Au nom de Dieu et de la S(ain)te Vierge, que Dieu conduise le tout a bon sauvement.
Protecting Voyages to the Americas
Insurance Policies From 1770's Marseille
[TRADE] / [2 INSURANCE POLICIES] / [MARTINIQUE].
[Marseille], 1774 and 1777.

Au nom de Dieu et de la S(ain)te Vierge, que Dieu conduise le tout a bon sauvement.

[43.1 x 27.7 cm], Two folio bifolia, each with letterpress text, woodcuts, and manuscript text on the first leaf. Retaining deckle edge on all sides, folded and annotated as typical of such documents, one of the documents a bit weak at the folds, otherwise very well preserved.

Two rare folio-size maritime insurance policies from 1770s Marseille relating to mercantile voyages to France’s American colonies in the Caribbean, and valuable witnesses to the more practical, bureaucratic aspects of maritime trade in late 18th-century France. Each document is illustrated with the three large woodcut seals of the city and carries in letterpress the standard legal formulas particular to Marseille, as well as extensive manuscript notes and signatures completing the policy.

The earlier of the two policies, signed in May of 1774, relates to the vessel La Gentille, likely the frigate later recorded as having taken part in the 1780 Battle of Martinique, a stalemate between the French and British navies during the American War of Independence. The second policy, signed on 3 November 1777, concerns the Bon Pasteur, a ship under the command of captain Pierre Antoine Massier. Historical records show that this policy was nearly redeemed: Returning from Martinique in late December, the Bon Pasteur was fired upon by the British frigate Westmoreland off the coast of Cabo de Gata in Spain, boarded by six men (each armed with a brace of pistols and a saber), and Captain Massier roughly handled. The English suspected that the Bon Pasteur was not carrying goods from Martinique, but from New England (tobacco, rice), which would have been in violation of the protectionist economic policies common in both the French and British colonies in the Americas.

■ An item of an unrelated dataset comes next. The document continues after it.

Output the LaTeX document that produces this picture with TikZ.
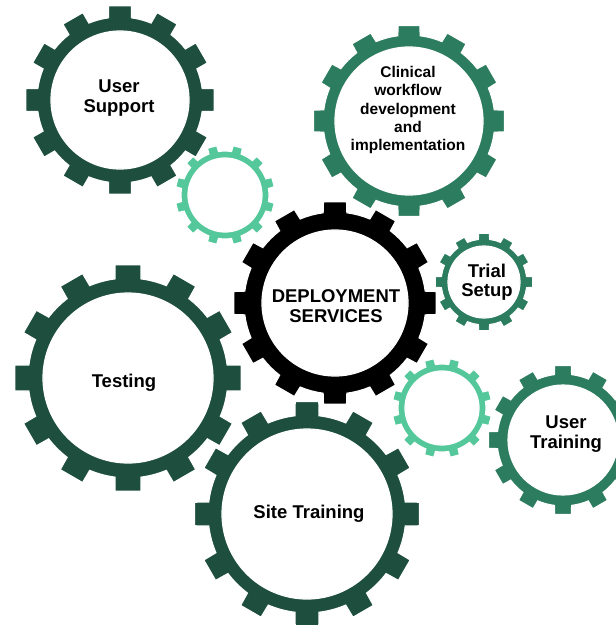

After several sailors aboard the Bon Pasteur were thoroughly questioned, the ship was sent on its way (and its insurers in Marseille breathed a sigh of relief).

OCLC does not locate any institutional copies of Marseille policies of this sort.


* B.-M. Emerigon and P. S. Boulay-Paty, Traité des assurances et de contrats à la grosse, vol. 1, pp. 54-5; Bulletin de la Socété archéologique, historique et artistique, vol. 3, pp. 277-8; Observations sur le Mémoire justificatif de la cour de Londres (1780), pp. 12-3.